## Problem requirements:
Transcribe all of the material exactly. Any picture in it should be left out.

==*==

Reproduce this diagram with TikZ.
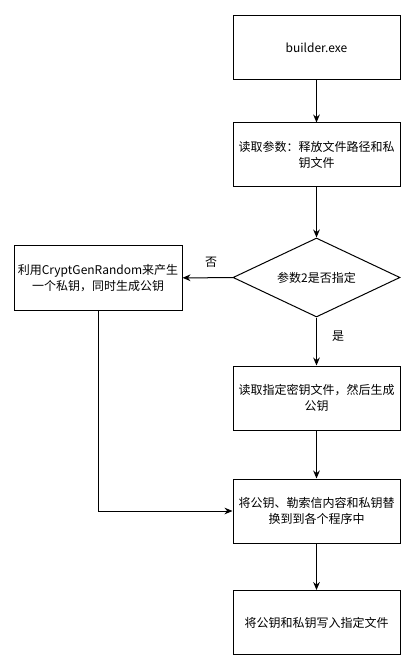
\documentclass[tikz,border=0pt]{standalone}
\usepackage{fontspec}
\setmainfont{Noto Sans CJK SC}
\usetikzlibrary{shapes.geometric,arrows.meta}

\begin{document}
\begin{tikzpicture}[x=0.75pt, y=-0.75pt, font=\fontsize{9}{12}\selectfont,
    stepbox/.style={draw, line width=0.75pt, minimum width=125.25pt, minimum height=48pt, align=center, inner sep=2pt},
    decide/.style={draw, line width=0.75pt, diamond, aspect=2.11, minimum width=125.25pt, minimum height=59.25pt, inner sep=0pt},
    flow/.style={line width=0.75pt, -{Stealth[length=6pt, width=5pt]}}]

\useasboundingbox (0,0) rectangle (420,666);

% main column
\node[stepbox] (builder) at (316.5,48) {builder.exe};
\node[stepbox] (readarg) at (316.5,155) {读取参数：释放文件路径和私\\钥文件};
\node[decide] (check) at (316.5,277.5) {参数2是否指定};
\node[stepbox] (loadkey) at (316.5,398) {读取指定密钥文件，然后生成\\公钥};
\node[stepbox] (replace) at (316.5,511) {将公钥、勒索信内容和私钥替\\换到到各个程序中};
\node[stepbox] (writekey) at (316.5,622.5) {将公钥和私钥写入指定文件};

% left branch
\node[stepbox, minimum width=126pt] (genkey) at (98,278) {利用CryptGenRandom来产生\\一个私钥，同时生成公钥};

\draw[flow] (builder) -- (readarg);
\draw[flow] (readarg) -- (check);
\draw[flow] (check) -- (genkey);
\draw[flow] (check) -- (loadkey);
\draw[flow] (loadkey) -- (replace);
\draw[flow] (replace) -- (writekey);
\draw[flow] (genkey.south) |- (replace.west);

\node (no) at (211,262) {否};
\node (yes) at (338,336) {是};

\end{tikzpicture}
\end{document}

==*==

## Task answer:
Reproduce this diagram with TikZ.
\documentclass[tikz,border=0pt]{standalone}
\usepackage{fontspec}
\setmainfont{Noto Sans CJK SC}
\usetikzlibrary{shapes.geometric,arrows.meta}

\begin{document}
\begin{tikzpicture}[x=0.75pt, y=-0.75pt, font=\fontsize{9}{12}\selectfont,
    stepbox/.style={draw, line width=0.75pt, minimum width=125.25pt, minimum height=48pt, align=center, inner sep=2pt},
    decide/.style={draw, line width=0.75pt, diamond, aspect=2.11, minimum width=125.25pt, minimum height=59.25pt, inner sep=0pt},
    flow/.style={line width=0.75pt, -{Stealth[length=6pt, width=5pt]}}]

\useasboundingbox (0,0) rectangle (420,666);

% main column
\node[stepbox] (builder) at (316.5,48) {builder.exe};
\node[stepbox] (readarg) at (316.5,155) {读取参数：释放文件路径和私\\钥文件};
\node[decide] (check) at (316.5,277.5) {参数2是否指定};
\node[stepbox] (loadkey) at (316.5,398) {读取指定密钥文件，然后生成\\公钥};
\node[stepbox] (replace) at (316.5,511) {将公钥、勒索信内容和私钥替\\换到到各个程序中};
\node[stepbox] (writekey) at (316.5,622.5) {将公钥和私钥写入指定文件};

% left branch
\node[stepbox, minimum width=126pt] (genkey) at (98,278) {利用CryptGenRandom来产生\\一个私钥，同时生成公钥};

\draw[flow] (builder) -- (readarg);
\draw[flow] (readarg) -- (check);
\draw[flow] (check) -- (genkey);
\draw[flow] (check) -- (loadkey);
\draw[flow] (loadkey) -- (replace);
\draw[flow] (replace) -- (writekey);
\draw[flow] (genkey.south) |- (replace.west);

\node (no) at (211,262) {否};
\node (yes) at (338,336) {是};

\end{tikzpicture}
\end{document}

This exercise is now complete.